The German Bundestag passed a major healthcare reform on 10 July 2026 that will fundamentally change how long-term illness is handled in the workplace. From 2027, doctors will be able to certify an employee as partially incapacitated — at 25, 50, or 75 percent — rather than forcing a binary fit-or-unfit judgment. The change is part of the GKV-Beitragssatzstabilisierungsgesetz (Statutory Health Insurance Contribution Rate Stabilisation Act), a package designed to save roughly €19 billion in 2027.
The new partial sick note (Teil-AU) applies only when an illness has lasted longer than four weeks, for example in cases of cancer or mental health disorders. Employers gain a seven-day right to object to the partial certification. During the first six weeks of incapacity, full wage continuation remains; after that, proportional sickness benefits kick in. Privately insured individuals and mini-job holders are excluded from the scheme — a point that has already drawn criticism from business associations and medical professional bodies.
No Backdoor Into Public Insurance Via Staged Return to Work
Separately, Germany’s Federal Social Court (Bundessozialgericht) issued a landmark ruling on 18 May 2026 (case number B 12 KR 6/24 R) that closes a potential loophole. The court clarified that a phased return to work after a long illness — known as stufenweise Wiedereingliederung — does not create a new employment relationship, even if the employee’s income temporarily falls below the compulsory insurance threshold. Therefore it cannot serve as a lever to switch from private health insurance (PKV) into the statutory system (GKV).
The judges in Karlsruhe stressed that for a change of insurance regime, a new or amended employment contract with a permanently lower salary is required. In the case before them, the annual income limit for compulsory insurance stood at €77,300. A temporary dip during the reintegration phase, they ruled, is legally irrelevant. Additionally, switching insurers is generally only possible before the age of 55. The court emphasised that staged reintegration serves medical rehabilitation, not a contractual redesign of the employment relationship.

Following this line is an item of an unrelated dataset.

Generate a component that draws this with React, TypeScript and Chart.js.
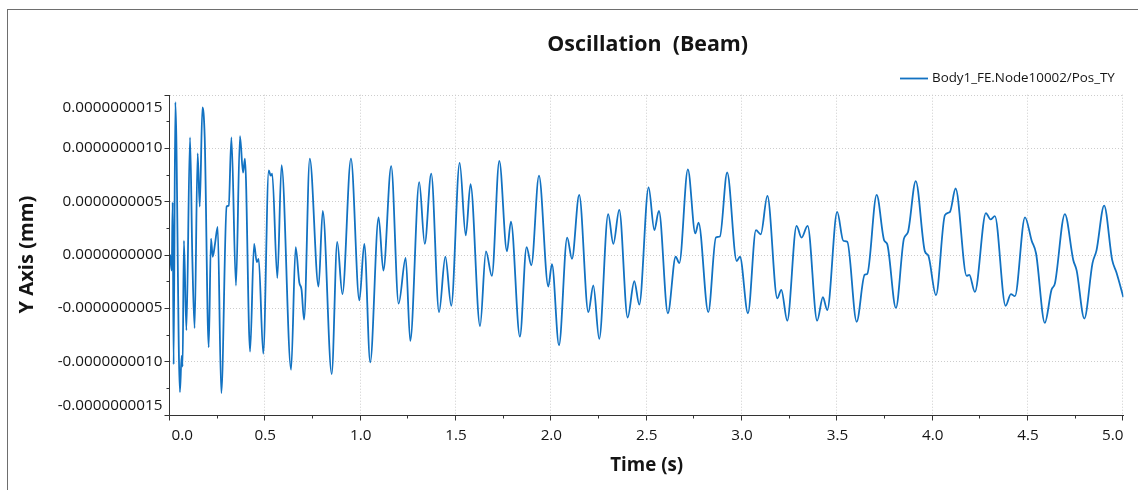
import { useEffect, useRef } from "react";
import { Chart, registerables } from "chart.js";

Chart.register(...registerables);

// ---- data (time in s, position in units of 1e-9 mm) ----
const TIME_S = [
  0.0, 0.009, 0.014, 0.019, 0.028, 0.052, 0.061, 0.066, 0.073, 0.086,
  0.105, 0.117, 0.129, 0.145, 0.156, 0.17, 0.182, 0.203, 0.215, 0.224,
  0.236, 0.25, 0.269, 0.297, 0.308, 0.322, 0.346, 0.367, 0.383, 0.393,
  0.42, 0.441, 0.455, 0.465, 0.489, 0.518, 0.528, 0.536, 0.563, 0.585,
  0.635, 0.659, 0.678, 0.69, 0.703, 0.733, 0.779, 0.801, 0.848, 0.877,
  0.904, 0.949, 0.993, 1.019, 1.05, 1.094, 1.119, 1.16, 1.199, 1.236,
  1.26, 1.307, 1.336, 1.37, 1.411, 1.444, 1.475, 1.519, 1.551, 1.576,
  1.626, 1.657, 1.688, 1.727, 1.767, 1.788, 1.835, 1.87, 1.895, 1.935,
  1.984, 2.003, 2.04, 2.083, 2.108, 2.146, 2.194, 2.22, 2.251, 2.298,
  2.325, 2.356, 2.4, 2.435, 2.461, 2.51, 2.54, 2.564, 2.611, 2.652,
  2.671, 2.716, 2.755, 2.772, 2.823, 2.863, 2.884, 2.922, 2.972, 2.989,
  3.031, 3.073, 3.098, 3.133, 3.185, 3.206, 3.237, 3.286, 3.312, 3.344,
  3.394, 3.424, 3.447, 3.499, 3.531, 3.552, 3.601, 3.643, 3.657, 3.706,
  3.746, 3.761, 3.807, 3.849, 3.87, 3.911, 3.959, 3.977, 4.017, 4.064,
  4.09, 4.12, 4.178, 4.192, 4.221, 4.279, 4.303, 4.326, 4.382, 4.41,
  4.431, 4.484, 4.519, 4.542, 4.588, 4.623, 4.641, 4.693, 4.737, 4.755,
  4.795, 4.838, 4.859, 4.899, 4.941, 4.964, 5.0,
];
const POS_E9 = [
  0.0, -0.15, 0.49, -1.03, 1.43, -1.29, -0.95, -1.05, 0.13, -0.71,
  1.1, -0.02, -0.69, 0.95, 0.45, 1.38, 1.1, -0.87, 0.15, -0.02,
  0.1, 0.26, -1.3, 0.45, 0.46, 1.1, -0.29, 1.11, 0.77, 0.9,
  -0.91, 0.1, -0.07, -0.04, -0.93, 0.79, 0.74, 0.76, -0.22, 0.84,
  -1.08, 0.07, -0.26, -0.33, -0.61, 0.9, -0.3, 0.41, -1.12, 0.12,
  -0.37, 0.9, -0.43, 0.1, -1.01, 0.35, -0.15, 0.83, -0.46, -0.03,
  -0.81, 0.68, 0.1, 0.76, -0.54, -0.02, -0.48, 0.86, 0.18, 0.66,
  -0.67, 0.03, -0.2, 0.88, 0.03, 0.31, -0.77, 0.07, -0.1, 0.74,
  -0.3, -0.09, -0.85, 0.16, -0.04, 0.56, -0.54, -0.29, -0.79, 0.38,
  0.1, 0.42, -0.59, -0.25, -0.47, 0.63, 0.23, 0.41, -0.55, -0.02,
  -0.08, 0.8, 0.2, 0.3, -0.54, 0.16, 0.17, 0.77, -0.06, -0.02,
  -0.55, 0.23, 0.19, 0.55, -0.41, -0.33, -0.62, 0.27, 0.16, 0.27,
  -0.62, -0.4, -0.52, 0.4, 0.13, 0.12, -0.63, -0.19, -0.18, 0.56,
  0.13, 0.1, -0.5, 0.15, 0.21, 0.69, 0.03, -0.01, -0.38, 0.37,
  0.4, 0.62, -0.2, -0.19, -0.35, 0.39, 0.33, 0.36, -0.48, -0.37,
  -0.39, 0.35, 0.13, 0.01, -0.64, -0.33, -0.27, 0.38, -0.05, -0.15,
  -0.6, -0.08, 0.04, 0.46, -0.05, -0.17, -0.4,
];

const X_TICKS = [0, 0.5, 1, 1.5, 2, 2.5, 3, 3.5, 4, 4.5, 5];
const X_TICK_LABELS = ["0.0", "0.5", "1.0", "1.5", "2.0", "2.5", "3.0", "3.5", "4.0", "4.5", "5.0"];
const Y_TICKS = [-1.5e-9, -1.0e-9, -0.5e-9, 0, 0.5e-9, 1.0e-9, 1.5e-9];
const Y_TICK_LABELS = [
  "-0.0000000015", "-0.0000000010", "-0.0000000005", "0.0000000000",
  "0.0000000005", "0.0000000010", "0.0000000015",
];

const TITLE = "Oscillation  (Beam)";
const X_TITLE = "Time (s)";
const Y_TITLE = "Y Axis (mm)";
const SERIES_NAME = "Body1_FE.Node10002/Pos_TY";

const FONT = '"Open Sans", "Noto Sans", sans-serif';
const LINE_COLOR = "#1272c2";
const TEXT_COLOR = "#141414";
const AXIS_COLOR = "#333333";
const GRID_COLOR = "#cdcdcd";

function fitSize(ctx: CanvasRenderingContext2D, text: string, weight: string, target: number) {
  ctx.font = `${weight} 100px ${FONT}`;
  const w = ctx.measureText(text).width;
  return (100 * target) / w;
}

const decorPlugin = {
  id: "decor",
  beforeDatasetsDraw(chart: any) {
    const { ctx, chartArea, scales } = chart;
    const { left, right, top, bottom } = chartArea;
    const xs = scales.x;
    const ys = scales.y;
    ctx.save();
    ctx.strokeStyle = GRID_COLOR;
    ctx.lineWidth = 1;
    ctx.setLineDash([1, 2]);
    X_TICKS.forEach((t, i) => {
      if (i === 0) return;
      const px = Math.round(xs.getPixelForValue(t)) - 0.5;
      ctx.beginPath();
      ctx.moveTo(px, top);
      ctx.lineTo(px, bottom);
      ctx.stroke();
    });
    Y_TICKS.forEach((v, i) => {
      if (i === 0) return;
      const py = Math.round(ys.getPixelForValue(v)) + 0.5;
      ctx.beginPath();
      ctx.moveTo(left, py);
      ctx.lineTo(right, py);
      ctx.stroke();
    });
    ctx.restore();
  },
  afterDraw(chart: any) {
    const { ctx, chartArea, scales } = chart;
    const { left, right, top, bottom } = chartArea;
    const xs = scales.x;
    const ys = scales.y;
    ctx.save();
    ctx.setLineDash([]);
    // axes
    ctx.strokeStyle = AXIS_COLOR;
    ctx.lineWidth = 1;
    const ax = Math.round(left) - 0.5;
    const ay = Math.round(bottom) + 0.5;
    ctx.beginPath();
    ctx.moveTo(ax, Math.round(top));
    ctx.lineTo(ax, ay);
    ctx.lineTo(Math.round(right) + 1, ay);
    ctx.stroke();
    // y ticks
    Y_TICKS.forEach((v, i) => {
      const py = Math.round(ys.getPixelForValue(v)) + 0.5;
      ctx.beginPath();
      ctx.moveTo(ax - 5, py);
      ctx.lineTo(ax, py);
      ctx.stroke();
      if (i < Y_TICKS.length - 1) {
        const pm = Math.round(ys.getPixelForValue((v + Y_TICKS[i + 1]) / 2)) + 0.5;
        ctx.beginPath();
        ctx.moveTo(ax - 3, pm);
        ctx.lineTo(ax, pm);
        ctx.stroke();
      }
    });
    // x ticks
    X_TICKS.forEach((t, i) => {
      const px = Math.round(xs.getPixelForValue(t)) - 0.5;
      ctx.beginPath();
      ctx.moveTo(px, ay);
      ctx.lineTo(px, ay + 5);
      ctx.stroke();
      if (i < X_TICKS.length - 1) {
        const pm = Math.round(xs.getPixelForValue((t + X_TICKS[i + 1]) / 2)) - 0.5;
        ctx.beginPath();
        ctx.moveTo(pm, ay);
        ctx.lineTo(pm, ay + 3);
        ctx.stroke();
      }
    });

    ctx.fillStyle = TEXT_COLOR;
    // y labels
    const tickSize = fitSize(ctx, Y_TICK_LABELS[6], "400", 100);
    ctx.font = `400 ${tickSize}px ${FONT}`;
    ctx.textAlign = "right";
    ctx.textBaseline = "middle";
    Y_TICK_LABELS.forEach((lab, i) => {
      let py = ys.getPixelForValue(Y_TICKS[i]);
      py = Math.min(Math.max(py, top + 12.5), bottom - 8.5);
      ctx.fillText(lab, left - 7.5, py);
    });
    // x labels
    ctx.textAlign = "left";
    X_TICK_LABELS.forEach((lab, i) => {
      const w = ctx.measureText(lab).width;
      let lx = xs.getPixelForValue(X_TICKS[i]) - w / 2;
      lx = Math.min(Math.max(lx, left + 1.5), right - w);
      ctx.fillText(lab, lx, bottom + 21);
    });

    // axis titles
    ctx.textAlign = "center";
    const xtSize = fitSize(ctx, X_TITLE, "700", 73);
    ctx.font = `700 ${xtSize}px ${FONT}`;
    ctx.fillText(X_TITLE, (left + right) / 2, 466);
    const ytSize = fitSize(ctx, Y_TITLE, "700", 118);
    ctx.font = `700 ${ytSize}px ${FONT}`;
    ctx.save();
    ctx.translate(27, (top + bottom) / 2);
    ctx.rotate(-Math.PI / 2);
    ctx.fillText(Y_TITLE, 0, 0);
    ctx.restore();

    // chart title
    const tSize = fitSize(ctx, TITLE, "700", 201);
    ctx.font = `700 ${tSize}px ${FONT}`;
    ctx.fillText(TITLE, (left + right) / 2 + 1, 45);

    // legend
    ctx.strokeStyle = LINE_COLOR;
    ctx.lineWidth = 1.8;
    ctx.beginPath();
    ctx.moveTo(900, 78.5);
    ctx.lineTo(928, 78.5);
    ctx.stroke();
    const lSize = fitSize(ctx, SERIES_NAME, "400", 183);
    ctx.font = `400 ${lSize}px ${FONT}`;
    ctx.textAlign = "left";
    ctx.fillText(SERIES_NAME, 932, 78);
    ctx.restore();
  },
};

export default function App() {
  const ref = useRef<HTMLCanvasElement | null>(null);
  useEffect(() => {
    const canvas = ref.current;
    if (!canvas) return;
    const points = TIME_S.map((t, i) => ({ x: t, y: POS_E9[i] * 1e-9 }));
    const chart = new Chart(canvas, {
      type: "line",
      data: {
        datasets: [
          {
            label: SERIES_NAME,
            data: points,
            borderColor: LINE_COLOR,
            borderWidth: 1.8,
            pointRadius: 0,
            fill: false,
            cubicInterpolationMode: "monotone",
          },
        ],
      },
      options: {
        responsive: false,
        animation: false,
        devicePixelRatio: 1,
        events: [],
        layout: { padding: { left: 170, top: 94.7, right: 14.6, bottom: 75.5 } },
        plugins: {
          legend: { display: false },
          title: { display: false },
          tooltip: { enabled: false },
        },
        scales: {
          x: { type: "linear", min: 0, max: 5, display: false },
          y: { type: "linear", min: -1.5e-9, max: 1.5e-9, display: false },
        },
      },
      plugins: [decorPlugin],
    } as any);
    return () => chart.destroy();
  }, []);

  return (
    <>
      <div
        style={{
          position: "absolute",
          left: 7,
          top: 9,
          width: 1131,
          height: 481,
          boxSizing: "border-box",
          borderTop: "1px solid #6e6e6e",
          borderLeft: "1px solid #6e6e6e",
        }}
      />
      <canvas
        ref={ref}
        width={1138}
        height={490}
        style={{ position: "absolute", left: 0, top: 0, width: 1138, height: 490 }}
      />
    </>
  );
}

Extra Costs and Fewer Notifications for Insured Members
Alongside the structural change to sick notes, the reform package introduces heavier financial burdens. From 2027, the contribution assessment ceiling will rise to €5,812.50 per month. Co-payments for medicines and therapeutic treatments will increase by 50 percent — meaning between €7.50 and €15 per service. Statutory health insurance will stop covering homeopathy, cannabis therapies, and skin cancer screening for those aged 35 and over. Subsidies for dental prostheses will also be cut.
A further change arrives in 2028: spouses currently covered free of charge under family insurance (Familienversicherung) will attract a 2.5 percent surcharge, with some exceptions.
Communication rules are also being relaxed. Health insurers will no longer be required to inform individual members by letter about increases in supplementary contributions. Instead, a notice on the insurer’s website or in its member magazine will suffice. While the special right to terminate membership remains, consumer advocates warn that the change erodes policyholder rights. The GKV-Spitzenverband (the umbrella organisation of statutory insurers) plans to maintain a central overview.
Separately, the coalition committee decided in early July to abolish telephone sick notes entirely. A requirement to prove incapacity from the first day of illness is to be introduced, with legislation expected to be complete by the end of 2026.